Table 2: Baseline Model Evaluation on cart-pole dynamics
| Metrics | MSE | MAE | Run Time (s) |
|---|---|---|---|
| MBRL | 0.1949245466 | 0.4106739015 | 0.0445 |
| CMA-ES | 0.236764904 | 0.4723616957 | 16.405419 |
| MPC | 0.2369265688 | 0.4725790307 | 0.673999 |
| PID | 0.2542367969 | 0.498872839 | 0.0012775 |
| iLQR | 0.2380454333 | 0.4741794493 | 0.26275 |
| FOLOC(ours) | 0.000038933 | 0.003350039 | 0.000371 |
Table 3: Baseline Model Evaluation on quadrotor dynamics
| Metrics | MSE | MAE | Run Time (s) |
|---|---|---|---|
| MBRL | 0.4893634967 | 0.5455600058 | 0.0445 |
| CMA-ES | 0.6133190948 | 0.5897855761 | 16.405419 |
| MPC | 0.6117894105 | 0.5521787351 | 0.673999 |
| PID | 1.143392167 | 0.9088121938 | 0.0012775 |
| iLQR | 0.6277251605 | 0.570096181 | 0.26275 |
| FOLOC(ours) | 0.211356634 | 0.126771140 | 0.000267 |
Header: We appreciate the reviewer for pointing out the heading issue, we will ensure to correct it in the revised version.
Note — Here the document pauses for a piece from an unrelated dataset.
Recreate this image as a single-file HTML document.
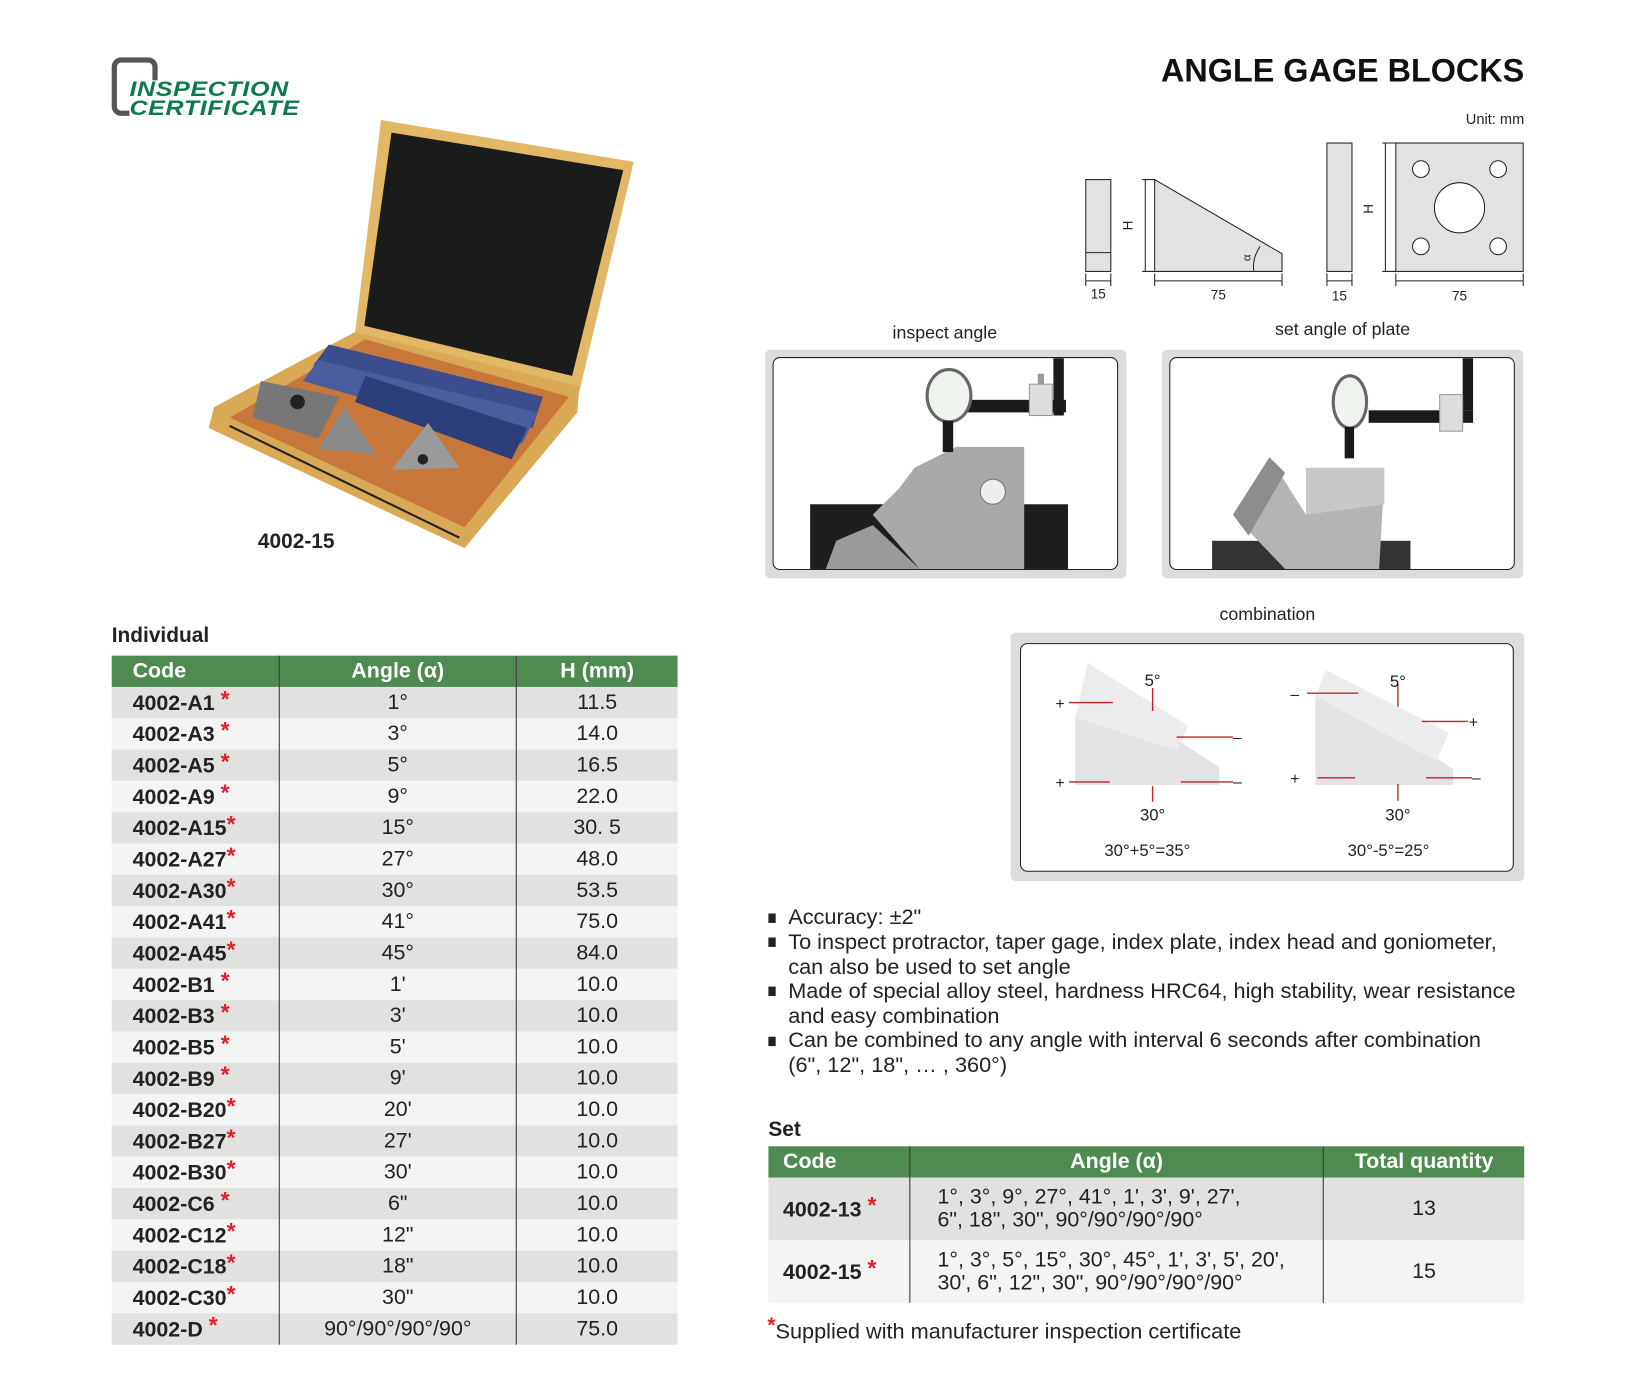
<!DOCTYPE html>
<html><head><meta charset="utf-8">
<style>
html,body{margin:0;padding:0;background:#fff;}
body{width:1637px;height:1387px;overflow:hidden;position:relative;}
#w{position:absolute;left:0;top:0;width:1560px;height:1322px;transform:scale(1.044);transform-origin:0 0;font-family:"Liberation Sans",Arial,sans-serif;color:#222;}
.a{position:absolute;}
table{border-collapse:collapse;position:absolute;}
td,th{padding:0;font-size:20.5px;}
th{background:#4d8b50;color:#fff;font-weight:bold;height:30px;}
.ind td{height:30px;text-align:center;}
.ind tr:nth-child(even) td{background:#e1e1df;}
.ind tr:nth-child(odd) td{background:#f4f4f4;}
.ind td:first-child{text-align:left;padding-left:20px;font-weight:bold;color:#222;}
.ind td+td{border-left:1px solid #333;}
th+th{border-left:1px solid #333;}
.st{color:#e0202a;font-weight:bold;font-size:22px;position:relative;top:-3px;}
.panel{position:absolute;background:#dcdcdc;border-radius:5px;}
.inner{position:absolute;background:#fff;border:1.5px solid #222;border-radius:7px;overflow:hidden;}
.bl{position:absolute;left:755px;font-size:20.8px;line-height:23.5px;color:#222;width:740px;}
.sq{position:absolute;left:736px;width:7px;height:9px;background:#222;}
</style></head><body><div id="w">

<!-- logo -->
<div class="a" style="left:107px;top:55px;width:44px;height:56px;border:5px solid #555;border-radius:9px;box-sizing:border-box;"></div>
<div class="a" style="left:124px;top:77px;background:#fff;font:italic 900 20px 'Liberation Sans',sans-serif;color:#0c7a4a;line-height:18px;letter-spacing:0.5px;transform:scaleX(1.2);transform-origin:0 0;">INSPECTION<br>CERTIFICATE</div>

<div class="a" style="right:100px;top:50px;font-size:31px;font-weight:bold;color:#111;">ANGLE GAGE BLOCKS</div>
<div class="a" style="right:100px;top:106px;font-size:14px;">Unit: mm</div>

<!-- case photo -->
<svg class="a" style="left:195px;top:110px" width="420" height="420" viewBox="195 110 420 420">
 <polygon points="365,115 607,155 555,375 340,320" fill="#e2b765"/>
 <polygon points="375,127 597,163 548,360 349,312" fill="#1b1b1b"/>
 <polygon points="340,318 555,370 553,395 445,525 200,410 205,390" fill="#d9a955"/>
 <polygon points="350,325 545,380 445,505 220,400" fill="#c7773a"/>
 <polygon points="315,330 520,380 510,410 300,350" fill="#3b4d8c"/>
 <polygon points="305,345 515,395 500,425 290,365" fill="#4a5d9e"/>
 <polygon points="350,360 505,410 490,440 340,385" fill="#2c3f7a"/>
 <polygon points="250,365 325,380 305,420 242,400" fill="#777"/>
 <circle cx="285" cy="385" r="7" fill="#222"/>
 <polygon points="330,390 360,435 305,430" fill="#8a8a8a"/>
 <polygon points="410,405 440,448 375,450" fill="#9a9a9a"/>
 <circle cx="405" cy="440" r="5" fill="#222"/>
 <line x1="220" y1="408" x2="440" y2="515" stroke="#222" stroke-width="2"/>
</svg>
<div class="a" style="left:247px;top:508px;font-size:20px;font-weight:bold;">4002-15</div>

<!-- dimension drawing -->
<svg class="a" style="left:1020px;top:130px" width="460" height="160" viewBox="1020 130 460 160" font-family="Liberation Sans,Arial,sans-serif" font-size="13" fill="#222">
 <g stroke="#222" stroke-width="1">
 <rect x="1040" y="172" width="24" height="88" fill="#e2e2e2"/>
 <line x1="1040" y1="242" x2="1064" y2="242"/>
 <polygon points="1106,172 1228,243 1228,260 1106,260" fill="#e2e2e2"/>
 <line x1="1097" y1="172" x2="1097" y2="260"/>
 <line x1="1094" y1="172" x2="1106" y2="172"/><line x1="1094" y1="260" x2="1106" y2="260"/>
 <path d="M1207,236 Q1199,248 1201,260" fill="none"/>
 <rect x="1271" y="137" width="24" height="123" fill="#e2e2e2"/>
 <rect x="1337" y="137" width="122" height="123" fill="#e2e2e2"/>
 <line x1="1327" y1="137" x2="1327" y2="260"/>
 <line x1="1324" y1="137" x2="1337" y2="137"/><line x1="1324" y1="260" x2="1337" y2="260"/>
 <circle cx="1361" cy="162" r="8" fill="#fff"/><circle cx="1435" cy="162" r="8" fill="#fff"/>
 <circle cx="1361" cy="236" r="8" fill="#fff"/><circle cx="1435" cy="236" r="8" fill="#fff"/>
 <circle cx="1398" cy="199" r="24" fill="#fff"/>
 <line x1="1040" y1="269" x2="1064" y2="269"/><line x1="1106" y1="269" x2="1228" y2="269"/>
 <line x1="1271" y1="269" x2="1295" y2="269"/><line x1="1337" y1="269" x2="1459" y2="269"/>
 <line x1="1040" y1="262" x2="1040" y2="274"/><line x1="1064" y1="262" x2="1064" y2="274"/>
 <line x1="1106" y1="262" x2="1106" y2="274"/><line x1="1228" y1="262" x2="1228" y2="274"/>
 <line x1="1271" y1="262" x2="1271" y2="274"/><line x1="1295" y1="262" x2="1295" y2="274"/>
 <line x1="1337" y1="262" x2="1337" y2="274"/><line x1="1459" y1="262" x2="1459" y2="274"/>
 </g>
 <text x="1052" y="286" text-anchor="middle">15</text>
 <text x="1167" y="287" text-anchor="middle">75</text>
 <text x="1283" y="288" text-anchor="middle">15</text>
 <text x="1398" y="288" text-anchor="middle">75</text>
 <text transform="translate(1085,216) rotate(-90)" text-anchor="middle">H</text>
 <text transform="translate(1315,200) rotate(-90)" text-anchor="middle">H</text>
 <text transform="translate(1198,247) rotate(-90)" text-anchor="middle" font-size="11">α</text>
</svg>

<div class="a" style="left:805px;width:200px;text-align:center;top:309px;font-size:17px;">inspect angle</div>
<div class="a" style="left:1186px;width:200px;text-align:center;top:306px;font-size:17px;">set angle of plate</div>

<div class="panel" style="left:733px;top:335px;width:346px;height:219px;"></div>
<div class="inner" style="left:740px;top:342px;width:329px;height:202px;">
<svg width="329" height="202">
 <rect x="35" y="140" width="247" height="62" fill="#1e1e1e"/>
 <polygon points="135,105 175,85 240,85 240,202 140,202 95,150 120,125" fill="#a9a9a9"/>
 <polygon points="60,175 95,160 140,202 50,202" fill="#9a9a9a"/>
 <circle cx="210" cy="128" r="12" fill="#eee" stroke="#777"/>
 <rect x="268" y="0" width="10" height="55" fill="#1a1a1a"/>
 <rect x="180" y="40" width="100" height="12" fill="#1a1a1a"/>
 <rect x="245" y="25" width="22" height="30" fill="#ddd" stroke="#999"/>
 <rect x="253" y="15" width="6" height="10" fill="#999"/>
 <ellipse cx="168" cy="36" rx="21" ry="25" fill="#eef3ee" stroke="#666" stroke-width="3"/>
 <rect x="162" y="60" width="10" height="30" fill="#1a1a1a"/>
</svg></div>

<div class="panel" style="left:1113px;top:335px;width:346px;height:219px;"></div>
<div class="inner" style="left:1120px;top:342px;width:329px;height:202px;">
<svg width="329" height="202">
 <rect x="40" y="175" width="190" height="27" fill="#333"/>
 <polygon points="95,95 130,150 205,115 200,202 110,202 60,150" fill="#b4b4b4"/>
 <polygon points="130,105 205,105 205,140 130,150" fill="#c8c8c8"/>
 <polygon points="60,150 95,95 110,110 75,170" fill="#8d8d8d"/>
 <rect x="280" y="0" width="10" height="50" fill="#1a1a1a"/>
 <rect x="190" y="50" width="100" height="12" fill="#1a1a1a"/>
 <rect x="258" y="35" width="22" height="35" fill="#ddd" stroke="#999"/>
 <ellipse cx="172" cy="42" rx="16" ry="25" fill="#eef3ee" stroke="#666" stroke-width="3"/>
 <rect x="167" y="66" width="9" height="30" fill="#1a1a1a"/>
</svg></div>

<div class="a" style="left:1114px;width:200px;text-align:center;top:579px;font-size:17px;">combination</div>
<div class="panel" style="left:968px;top:606px;width:492px;height:238px;"></div>
<div class="inner" style="left:977px;top:616px;width:471px;height:217px;">
<svg width="471" height="217" font-family="Liberation Sans,Arial,sans-serif" font-size="16" fill="#222">
 <polygon points="52,70 52,135 190,135 190,118 150,92" fill="#e3e3e6"/>
 <polygon points="52,70 64,18 160,78 150,102" fill="#ececef"/>
 <polygon points="282,50 282,135 414,135 414,120 368,88" fill="#e3e3e6"/>
 <polygon points="282,50 292,25 410,85 398,112" fill="#ececef"/>
 <g stroke="#c8202a" stroke-width="1.3">
 <line x1="46" y1="56" x2="88" y2="56"/><line x1="46" y1="132" x2="85" y2="132"/>
 <line x1="149" y1="89" x2="203" y2="89"/><line x1="153" y1="132" x2="203" y2="132"/>
 <line x1="126" y1="42" x2="126" y2="64"/><line x1="126" y1="136" x2="126" y2="151"/>
 <line x1="274" y1="47" x2="323" y2="47"/><line x1="384" y1="74" x2="428" y2="74"/>
 <line x1="284" y1="128" x2="320" y2="128"/><line x1="388" y1="128" x2="432" y2="128"/>
 <line x1="361" y1="38" x2="361" y2="60"/><line x1="361" y1="134" x2="361" y2="150"/>
 </g>
 <text x="33" y="62" font-size="15">+</text><text x="33" y="138" font-size="15">+</text>
 <text x="203" y="94" font-size="15">–</text><text x="203" y="137" font-size="15">–</text>
 <text x="258" y="53" font-size="15">–</text><text x="429" y="80" font-size="15">+</text>
 <text x="258" y="134" font-size="15">+</text><text x="432" y="133" font-size="15">–</text>
 <text x="126" y="40" text-anchor="middle">5°</text><text x="361" y="41" text-anchor="middle">5°</text>
 <text x="126" y="169" text-anchor="middle">30°</text><text x="361" y="169" text-anchor="middle">30°</text>
 <text x="121" y="203" text-anchor="middle">30°+5°=35°</text><text x="352" y="203" text-anchor="middle">30°-5°=25°</text>
</svg></div>

<!-- bullets -->
<div class="sq" style="top:875px"></div><div class="bl" style="top:867px">Accuracy: ±2"</div>
<div class="sq" style="top:898px"></div><div class="bl" style="top:891px">To inspect protractor, taper gage, index plate, index head and goniometer,<br>can also be used to set angle</div>
<div class="sq" style="top:945px"></div><div class="bl" style="top:938px">Made of special alloy steel, hardness HRC64, high stability, wear resistance<br>and easy combination</div>
<div class="sq" style="top:993px"></div><div class="bl" style="top:985px">Can be combined to any angle with interval 6 seconds after combination<br>(6", 12", 18", … , 360°)</div>

<!-- individual -->
<div class="a" style="left:107px;top:598px;font-size:20px;font-weight:bold;">Individual</div>
<table class="ind" style="left:107px;top:628px;width:542px;">
<tr><th style="width:140px;text-align:left;padding-left:20px;">Code</th><th style="width:226px">Angle (α)</th><th>H (mm)</th></tr>
<tr><td>4002-A1 <span class="st">*</span></td><td>1°</td><td>11.5</td></tr>
<tr><td>4002-A3 <span class="st">*</span></td><td>3°</td><td>14.0</td></tr>
<tr><td>4002-A5 <span class="st">*</span></td><td>5°</td><td>16.5</td></tr>
<tr><td>4002-A9 <span class="st">*</span></td><td>9°</td><td>22.0</td></tr>
<tr><td>4002-A15<span class="st">*</span></td><td>15°</td><td>30. 5</td></tr>
<tr><td>4002-A27<span class="st">*</span></td><td>27°</td><td>48.0</td></tr>
<tr><td>4002-A30<span class="st">*</span></td><td>30°</td><td>53.5</td></tr>
<tr><td>4002-A41<span class="st">*</span></td><td>41°</td><td>75.0</td></tr>
<tr><td>4002-A45<span class="st">*</span></td><td>45°</td><td>84.0</td></tr>
<tr><td>4002-B1 <span class="st">*</span></td><td>1'</td><td>10.0</td></tr>
<tr><td>4002-B3 <span class="st">*</span></td><td>3'</td><td>10.0</td></tr>
<tr><td>4002-B5 <span class="st">*</span></td><td>5'</td><td>10.0</td></tr>
<tr><td>4002-B9 <span class="st">*</span></td><td>9'</td><td>10.0</td></tr>
<tr><td>4002-B20<span class="st">*</span></td><td>20'</td><td>10.0</td></tr>
<tr><td>4002-B27<span class="st">*</span></td><td>27'</td><td>10.0</td></tr>
<tr><td>4002-B30<span class="st">*</span></td><td>30'</td><td>10.0</td></tr>
<tr><td>4002-C6 <span class="st">*</span></td><td>6"</td><td>10.0</td></tr>
<tr><td>4002-C12<span class="st">*</span></td><td>12"</td><td>10.0</td></tr>
<tr><td>4002-C18<span class="st">*</span></td><td>18"</td><td>10.0</td></tr>
<tr><td>4002-C30<span class="st">*</span></td><td>30"</td><td>10.0</td></tr>
<tr><td>4002-D <span class="st">*</span></td><td>90°/90°/90°/90°</td><td>75.0</td></tr>
</table>

<!-- set -->
<div class="a" style="left:736px;top:1071px;font-size:20px;font-weight:bold;">Set</div>
<table class="ind" style="left:736px;top:1098px;width:724px;">
<tr><th style="width:121px;text-align:left;padding-left:14px;">Code</th><th style="width:395px">Angle (α)</th><th>Total quantity</th></tr>
<tr><td style="height:60px;padding-left:14px;">4002-13 <span class="st">*</span></td><td style="text-align:left;padding-left:26px;line-height:22px;">1°, 3°, 9°, 27°, 41°, 1', 3', 9', 27',<br>6", 18", 30", 90°/90°/90°/90°</td><td>13</td></tr>
<tr><td style="height:60px;padding-left:14px;">4002-15 <span class="st">*</span></td><td style="text-align:left;padding-left:26px;line-height:22px;">1°, 3°, 5°, 15°, 30°, 45°, 1', 3', 5', 20',<br>30', 6", 12", 30", 90°/90°/90°/90°</td><td>15</td></tr>
</table>
<div class="a" style="left:735px;top:1264px;font-size:20.8px;"><span class="st" style="font-size:20px;top:-6px;">*</span>Supplied with manufacturer inspection certificate</div>

</div></body></html>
This paper developed a learning-based approach to solve the optimal control problems for fractional-order linear time-invariant systems. A two-step algorithm was developed, with system identification followed by controller synthesis. Sample complexity results were then established, followed by experimental results on canonical control problems. The results are overall solid and new in the learning for control domain, and the problem being considered is important. There was some common concern regarding the sufficiency of the baselines, which was addressed in part by the rebuttal. There were also some other concerns regarding the motivation, scalability issues of the algorithm, and clarity of the paper. I suggest that the authors incorporate the feedback in preparing the camera-ready version of the paper.